I routinely silence decoders that I won't be using, and I routinely place my QSI's not being used, say in the roundhouse, on Stage III Coma, or into what they term full shutdown. Even in a deep coma, the decoder must, as Randy says, be paying attention, and there will be an invoice at the end of the year for that service...it isn't free in terms of power usage. But I also routinely have one or two other locomotives, often one steamer and one diesel, sitting in neutral and making the appropriate random sounds while I drive another train. I would guess the total consumption for a long coal drag with two steamers moving it up a grade, plus the two idling, to draw in the range of 2.5 amps....or less.
Crandell
My situation is that I have a MRC Prodigy Wireless (3.5 amp capacity) and no booster on a layout with about 250 ft. of track. At the moment there are 18 decoder equipped locomotive on the layout, some at idle and others just sitting. When I have a short that trips the circuit breaker, it often takes a shut down and several minute wait to get power back on. Is this normal? Too many locos on the track?
I have a plan to move most engines into a block and shut it off to see how that affects operations. Any thoughts?
Mike,
First thing I would do before reqiring is removing 10 of the locos and eyeing if the short recovery time goes down.
NP.
How do you have the 250' wired? Bus with feeders?
First thing I would do is to remove everything from the track and then test the short recovery with the "quarter test" deliberately short the track at multiple different points and verify that it shuts down instantly and that it recovers properly.
If it does not, then the next step is to connect the system to a short section of track and verify proper performance when recovering from a short,
The key here is to see if the issue is the booster/command station or the wiring of the layout.
Simon Modelling CB&Q and Wabash See my slowly evolving layout on my picturetrail site http://www.picturetrail.com/simontrains and our videos at http://www.youtube.com/user/MrCrispybake?feature=mhum
250 feet of bus wire is a 500 foot wire length for the complete circuit. Even #12 wire will show a significant voltage drop over this distance. If it really 250 feet long? That's quite a layout. Even if you located the command station inthe middle, that's still 125 feet/250 round trip.
You may be at the point where you need more boosters, not because you need more amps, but because the physical size of the layotu is too big to not have voltage drop issues. 2 or 3 of the Tam Valley 3.5 amp boosters would be pretty economical. Just adding crcuit breakers will not solve the problem of long runs, so getting one big booster and some circuit breakers to keep 8+ amps away from the track won;t do it. Best practice would be to use the Prodigy output to feed the extra boosters and any stationary decoders, but not any track, and gap both rails between sections powered by each of the extra boosters. This way you gain the ability to not have a short in one section shut down the entire layout. 3 boosters spaced evenly along the 250 foot distance feeding equal distance in each direction(-----B----------B----------B-----) like that would result in about 84 feet of bus run (complete circuit), which is fine for #12 wire.

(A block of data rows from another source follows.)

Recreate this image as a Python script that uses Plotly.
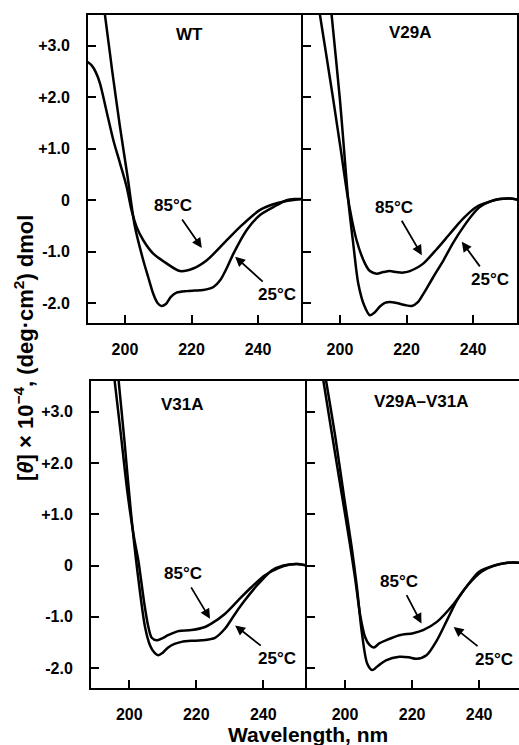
import plotly.graph_objects as go

# ---------------- data (wavelength nm, [theta] x 1e-4) ----------------
wt_25_x = [192.0, 194.0, 196.2, 198.5, 200.8, 203.0, 205.5, 207.0, 208.5, 209.8, 211.0, 212.3, 213.8, 215.5, 218.5, 221.0, 223.5, 226.6, 228.6, 230.6, 232.6, 236.6, 240.6, 245.6, 248.6, 251.0, 253.5]
wt_25_y = [4.50, 3.60, 2.50, 1.43, 0.45, -0.52, -1.17, -1.50, -1.82, -2.00, -2.06, -2.02, -1.88, -1.80, -1.77, -1.76, -1.75, -1.69, -1.56, -1.32, -1.04, -0.58, -0.29, -0.10, 0.00, 0.02, 0.02]
wt_85_x = [188.5, 190.0, 191.3, 192.5, 194.5, 196.5, 198.5, 200.5, 202.0, 203.5, 205.5, 208.5, 212.5, 216.5, 220.5, 224.6, 230.6, 234.6, 240.6, 245.6, 250.6, 253.5]
wt_85_y = [2.70, 2.62, 2.48, 2.27, 1.72, 1.17, 0.72, 0.26, -0.20, -0.52, -0.78, -1.04, -1.23, -1.38, -1.33, -1.17, -0.78, -0.52, -0.19, -0.06, 0.00, 0.02]

v29a_25_x = [196.0, 197.5, 200.0, 202.5, 204.0, 205.5, 207.3, 209.0, 210.5, 212.0, 213.5, 215.0, 217.0, 219.5, 221.6, 223.5, 225.1, 228.0, 231.1, 234.0, 237.1, 240.0, 242.1, 245.0, 248.0, 251.0, 253.5]
v29a_25_y = [4.60, 3.60, 1.95, 0.00, -0.85, -1.62, -2.05, -2.24, -2.18, -2.07, -2.00, -1.98, -2.00, -2.04, -2.06, -1.98, -1.82, -1.50, -1.17, -0.83, -0.52, -0.27, -0.13, -0.03, 0.02, 0.03, 0.01]
v29a_85_x = [193.0, 194.0, 196.0, 198.0, 200.2, 202.5, 205.0, 207.5, 209.0, 211.0, 213.0, 215.0, 217.0, 219.0, 221.0, 223.0, 225.1, 229.0, 233.1, 237.0, 241.1, 245.0, 248.0, 251.1, 253.5]
v29a_85_y = [4.05, 3.60, 2.78, 1.95, 1.00, 0.00, -0.78, -1.23, -1.38, -1.43, -1.40, -1.38, -1.40, -1.41, -1.38, -1.32, -1.23, -0.96, -0.65, -0.36, -0.13, -0.03, 0.02, 0.03, 0.01]

v31a_25_x = [196.8, 198.6, 200.4, 202.4, 204.7, 206.2, 207.5, 208.7, 210.0, 211.6, 213.5, 215.6, 218.5, 221.6, 225.6, 228.6, 231.6, 234.5, 238.5, 242.5, 246.0, 250.0, 253.0]
v31a_25_y = [3.62, 2.40, 1.10, -0.10, -1.20, -1.56, -1.70, -1.75, -1.70, -1.60, -1.53, -1.49, -1.47, -1.46, -1.41, -1.23, -0.94, -0.68, -0.36, -0.10, 0.00, 0.03, 0.00]
v31a_85_x = [195.6, 197.5, 199.4, 201.4, 202.7, 204.5, 205.7, 206.7, 208.2, 209.8, 211.6, 214.6, 218.6, 222.6, 224.6, 228.6, 232.5, 236.5, 240.5, 244.5, 248.0, 250.5, 253.0]
v31a_85_y = [3.62, 2.55, 1.45, 0.55, 0.10, -0.75, -1.20, -1.41, -1.46, -1.42, -1.36, -1.28, -1.26, -1.20, -1.13, -0.94, -0.68, -0.42, -0.19, -0.05, 0.02, 0.03, 0.00]

dbl_25_x = [194.3, 197.0, 199.8, 202.0, 203.5, 205.0, 206.6, 208.1, 210.0, 212.2, 216.2, 219.0, 221.3, 224.3, 227.4, 230.4, 233.4, 236.5, 240.0, 244.6, 248.0, 250.5, 252.5]
dbl_25_y = [3.62, 2.55, 1.30, 0.35, -0.40, -1.30, -1.91, -2.04, -1.95, -1.85, -1.78, -1.79, -1.82, -1.75, -1.46, -1.07, -0.68, -0.39, -0.12, 0.00, 0.05, 0.06, 0.05]
dbl_85_x = [193.5, 196.0, 199.0, 201.5, 203.0, 204.6, 206.0, 207.3, 208.6, 210.2, 212.2, 216.2, 220.3, 223.3, 227.4, 232.4, 236.5, 240.5, 244.6, 248.0, 250.5, 252.5]
dbl_85_y = [3.62, 2.60, 1.40, 0.40, -0.25, -1.00, -1.40, -1.55, -1.60, -1.52, -1.46, -1.36, -1.32, -1.26, -1.10, -0.75, -0.39, -0.13, 0.00, 0.05, 0.06, 0.05]

panel_names = ["WT", "V29A", "V31A", "V29A\u2013V31A"]
x_tickvals = [200, 220, 240]
x_ticktext = ["200", "220", "240"]
y_tickvals = [3, 2, 1, 0, -1, -2]
y_ticktext = ["+3.0", "+2.0", "+1.0", "0", "-1.0", "-2.0"]

# label positions (data coords) and arrow tips
name_pos = [(219.5, 3.22), (221.3, 3.25), (216.0, 3.15), (222.8, 3.2)]
tip85 = [(223.1, -0.93), (224.6, -1.07), (224.1, -1.04), (222.8, -1.13)]
off85 = [(-29, -42), (-28, -48), (-27, -45), (-22, -42)]
tip25 = [(233.1, -1.10), (236.6, -0.81), (231.6, -1.17), (232.4, -1.20)]
off25 = [(42, 38), (28, 38), (42, 33), (40, 32)]

# ---------------- figure ----------------
W, H = 519, 745
fig = go.Figure()

series = [
    (wt_25_x, wt_25_y, wt_85_x, wt_85_y),
    (v29a_25_x, v29a_25_y, v29a_85_x, v29a_85_y),
    (v31a_25_x, v31a_25_y, v31a_85_x, v31a_85_y),
    (dbl_25_x, dbl_25_y, dbl_85_x, dbl_85_y),
]
for i, (x25, y25, x85, y85) in enumerate(series):
    sfx = "" if i == 0 else str(i + 1)
    for xs, ys in ((x25, y25), (x85, y85)):
        fig.add_trace(go.Scatter(x=xs, y=ys, mode="lines",
                                 line=dict(color="black", width=2.5, shape="spline", smoothing=0.8),
                                 xaxis="x" + sfx, yaxis="y" + sfx, showlegend=False,
                                 hoverinfo="skip"))

xdom = [[88 / W, 303 / W], [303 / W, 517 / W], [91 / W, 306.5 / W], [306.5 / W, 1.0]]
ydom = [[1 - 323 / H, 1 - 15 / H], [1 - 323 / H, 1 - 15 / H], [1 - 688 / H, 1 - 381 / H], [1 - 688 / H, 1 - 381 / H]]
xrng = [[188.9, 253.5], [188.9, 253.2], [188.57, 252.9], [188.5, 251.9]]
yrng = [-2.39, 3.60]
ymirror = [False, True, False, False]

tickfont = dict(family="Liberation Sans, Arial, sans-serif", size=16, color="black", weight="bold")
layout = {}
for i in range(4):
    sfx = "" if i == 0 else str(i + 1)
    layout["xaxis" + sfx] = dict(domain=xdom[i], range=xrng[i], anchor="y" + sfx, automargin=False,
                                 showline=True, linecolor="black", linewidth=2, mirror=True,
                                 ticks="inside", ticklen=8, tickwidth=2, tickcolor="black",
                                 tickvals=x_tickvals, ticktext=x_ticktext, tickfont=tickfont,
                                 ticklabelstandoff=11, showgrid=False, zeroline=False)
    layout["yaxis" + sfx] = dict(domain=ydom[i], range=yrng, anchor="x" + sfx, automargin=False,
                                 showline=True, linecolor="black", linewidth=2,
                                 mirror=ymirror[i],
                                 ticks="inside", ticklen=8, tickwidth=2, tickcolor="black",
                                 tickvals=y_tickvals, ticktext=y_ticktext, tickfont=tickfont,
                                 showticklabels=(i in (0, 2)), ticklabelstandoff=13,
                                 showgrid=False, zeroline=False)

annots = []
lblfont = dict(family="Liberation Sans, Arial, sans-serif", size=17, color="black", weight="bold")
for i in range(4):
    sfx = "" if i == 0 else str(i + 1)
    annots.append(dict(x=name_pos[i][0], y=name_pos[i][1], xref="x" + sfx, yref="y" + sfx,
                       text=panel_names[i], showarrow=False, font=lblfont,
                       xanchor="center", yanchor="middle"))
    for tip, off, txt in ((tip85[i], off85[i], "85\u00b0C"), (tip25[i], off25[i], "25\u00b0C")):
        annots.append(dict(x=tip[0], y=tip[1], xref="x" + sfx, yref="y" + sfx,
                           text=txt, showarrow=True, ax=off[0], ay=off[1],
                           arrowhead=2, arrowsize=1.1, arrowwidth=1.8, arrowcolor="black",
                           standoff=0, startstandoff=3, font=lblfont))

annots.append(dict(x=308 / W, y=1 - 734 / H, xref="paper", yref="paper",
                   xanchor="center", yanchor="middle", borderpad=0,
                   text="Wavelength, nm", showarrow=False,
                   font=dict(family="Liberation Sans, Arial, sans-serif", size=21, color="black", weight="bold")))
annots.append(dict(x=24 / W, y=1 - 348 / H, xref="paper", yref="paper", textangle=-90,
                   xanchor="center", yanchor="middle",
                   text="[<i>\u03b8</i>] \u00d7 10<sup>\u22124</sup>, (deg\u00b7cm<sup>2</sup>) dmol",
                   showarrow=False,
                   font=dict(family="Liberation Sans, Arial, sans-serif", size=22, color="black", weight="bold")))

fig.update_layout(template="none", width=W, height=H, margin=dict(l=0, r=0, t=0, b=0),
                  paper_bgcolor="white", plot_bgcolor="white",
                  annotations=annots, showlegend=False, **layout)

fig.write_html("out.html", config={"displayModeBar": False},
               post_script="document.body.style.margin='0';document.body.style.overflow='hidden';")
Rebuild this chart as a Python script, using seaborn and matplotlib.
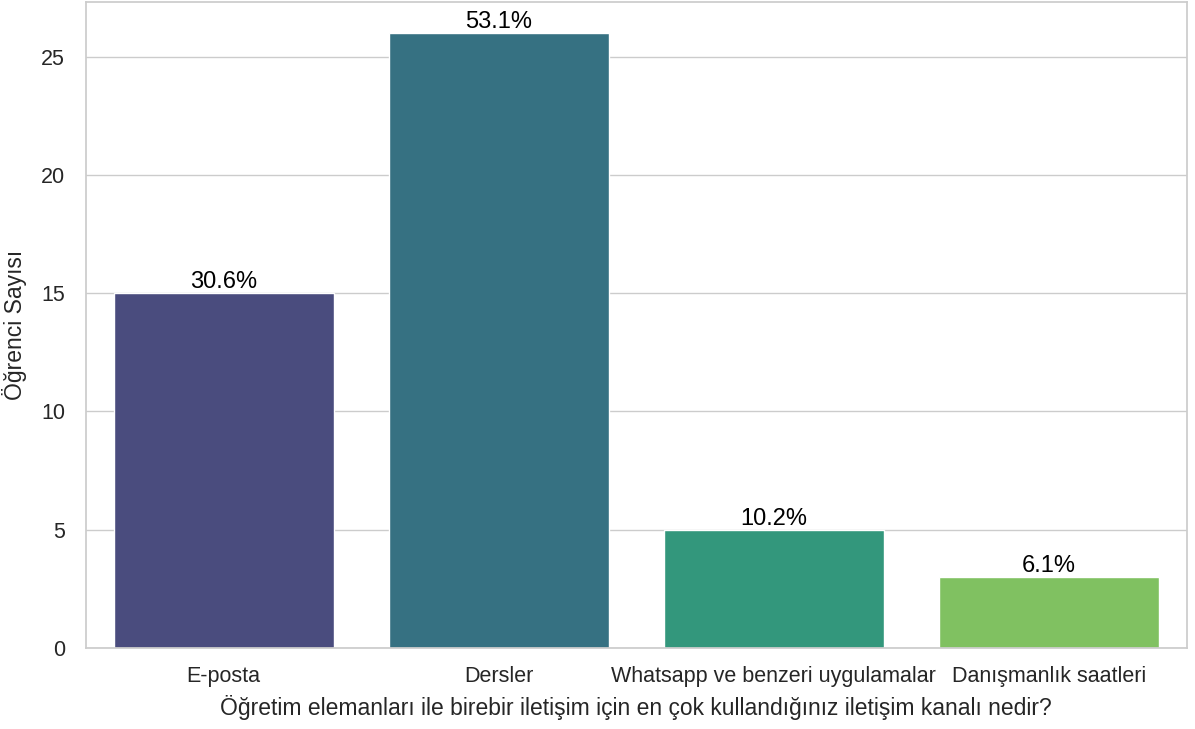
import matplotlib
matplotlib.use("Agg")
import matplotlib.pyplot as plt
import seaborn as sns
import pandas as pd

categories = ["E-posta", "Dersler", "Whatsapp ve benzeri uygulamalar", "Danışmanlık saatleri"]
counts = [15, 26, 5, 3]
percent_labels = ["30.6%", "53.1%", "10.2%", "6.1%"]
xlabel = "Öğretim elemanları ile birebir iletişim için en çok kullandığınız iletişim kanalı nedir?"
ylabel = "Öğrenci Sayısı"

sns.set_theme(style="whitegrid")
plt.rcParams['font.family'] = ['Liberation Sans', 'DejaVu Sans']

df = pd.DataFrame({"cat": categories, "n": counts})
fig = plt.figure(figsize=(11.95, 7.29), dpi=100)
ax = fig.add_axes([0.072, 0.111, 0.921, 0.886])
sns.barplot(data=df, x="cat", y="n", hue="cat", palette="viridis", legend=False, ax=ax)
for p, lab in zip(ax.patches, percent_labels):
    ax.text(p.get_x() + p.get_width() / 2, p.get_height(), lab,
            ha="center", va="bottom", fontsize=17, color="black")
ax.set_xlabel(xlabel, fontsize=16.5, labelpad=6)
ax.set_ylabel(ylabel, fontsize=16.5, labelpad=10)
ax.tick_params(axis="x", labelsize=15.5, pad=7)
ax.tick_params(axis="y", labelsize=15.5, pad=9)
fig.savefig("out.png", dpi=100)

If you have a lot of sound locos, you may be experiencing the problem with surge current that some sound locos have. Sound locos tend to have larger capacitors than no-sound ones. If they do not use a circuit to limit their crrent draw on power up, they can have large a curent draw as their capacitors charge up when power is applied.
Just to make it clear, the layout has 250'--maybe more -- of track but that includes sidings, both stub and parallel, a five track staging yard with each staging track about 10' long, and so forth. The bus is about 2X50 feet-- 50' for each bus wire.
I'll focus on getting everything off the 'tracks' and see how it all runs.
Thanks, guys.
I guess if you are running 10 or more locos at once, you might need a 5 amp booster. I am sure few of us, simultaneously run that many locos all at once. Club layouts and monster layouts with lots of regular visitors with cab controls might do that, but not even a major home layout would run 10 engines at once.
As far as idle is concerned, even with all loco's with sound, that is chicken feed. 10 operating Z or N gauge engines will not need much current at all, but 10 O of G gauge engines will need a heck of a lot of juice. Gauge does enter the picture
Most here are probably HO gaugers and if you have modern engines with modern motors, the current draw of a running loco with moderate to light load and sound is well under 3/4 amp. The little 3 amp block that comes with a digitrax Zephyr starter kit could run 4 HO trains easy. A single 5 amp booster would power far more trains than most any of us would ever run.
12 gauge buss (the only thing I use) is good for up to a 5 amp draw over 100 feet of 12 Ga. buss paralleled with code 83 N.S. rail and will only drop 0.75 volt at the farthest 50 foot distance from the booster or supply. With the little zephyr 3 amp block fully loaded at 100 feet of circuit (50 foot round trip) would only drop 0.45 volt! A true non-issue if there ever was one.
A little Zephyr DCC starter pak will run 3 modern train locos with sound, simultaneously, with no strain and virtually no loss over 100 feet of 12 gauge buss! No power districts and no boosters.
Note* If you use 14 gauge buss, the losses are virtually doubled! Result, If you want to stay away from buying boosters and creating power districts on a more normal sized layout, run 12 gauge buss. It leaves room for some growth and expansion without boosters.